7/29-8/5 Once assignments have been approved, students post their assignments for group comment and discussion during video conference call. NEED TO SET DATE/TIME FOR CALL


Many of these assignments are for your eyes only. They are designed to stimulate thought and reflection which can be applied to many other areas of this class and to your personal and professional life.

How you move through these assignments is up to you. There are some deadlines you will need to meet, but how you accomplish each of these tasks is based upon personal preference and your own schedule.
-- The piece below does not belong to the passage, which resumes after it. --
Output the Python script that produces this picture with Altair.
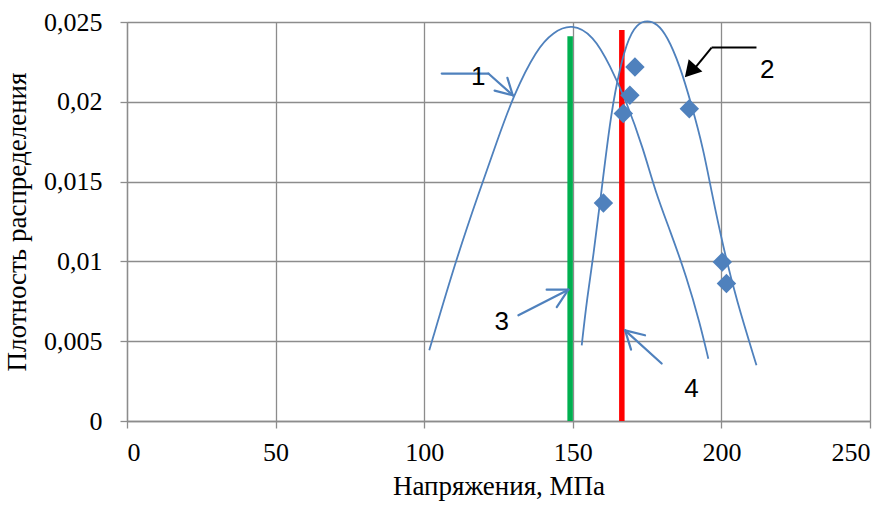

One note about the self-assessment tools – I wrote them for The Equine-Assisted Therapy Workbook, so they are worded for healthcare professionals. BUT they are totally adaptable and applicable for EAL.

Personal S.W.O.T Analysis

Here’s a shout out to Andrew, who took the initiative to do his own S.W.O.T as a part of developing his learning goals. I thought it was SUCH a great idea I decided to embed it into the class! Thank you Andrew!

So, after watching this educational video, create your own personal S.W.O.T!

Recommended Reading

Recommended Hands-On Activity

Practice the Pause

Life can seen overwhelming and chaotic at times, especially when we rush from one thing to the next with little opportunity to ground, center, and engage in self-reflection.

Each moment between different activities or states of being is a transition point – a touchstone that can be used to slow the body and the mind, take a personal inventory, and gather the resources needed for whatever is coming next.

If we do this more frequently throughout our days, life slows down, and we realize we have the TIME and INFORMATION needed to make different decisions. So, this month, I invite you to practice the pause by developing a 5-25 minute grounding, centering, and breathing activity that you can can adapt for use in a variety of circumstances.

  • Practice the Pause in a 5 minute version before going to work, before going into a stressful meeting, before addressing your children, partner, co-workers, or before coming home and before going to bed. Allow your mind and body to soften and relax. Listen to what is coming up. Quiet your being. Become focused and still. Let go of stress. Speak with an assured kindness.
  • Practice the Pause in a 10-20 minute version prior to engaging with your horse. Check in with yourself, check in with your horse. Observe. Quiet your mind and your body. Breathe. Do this outside of your horse’s living area. Only enter when you have found a place of calm and presence.
  • Use a different variety of the Pause to reflect upon the outcome of your stressful meeting or interaction with family, friends, coworkers, or your animals, calm your nervous system, find your center. Re-evaluate the situation and how you might best respond.

Notice how doing this activity multiple times for a month changes your relationships – with self, others, and the natural world. Document this learning in your journal and feel free to share on our FB page.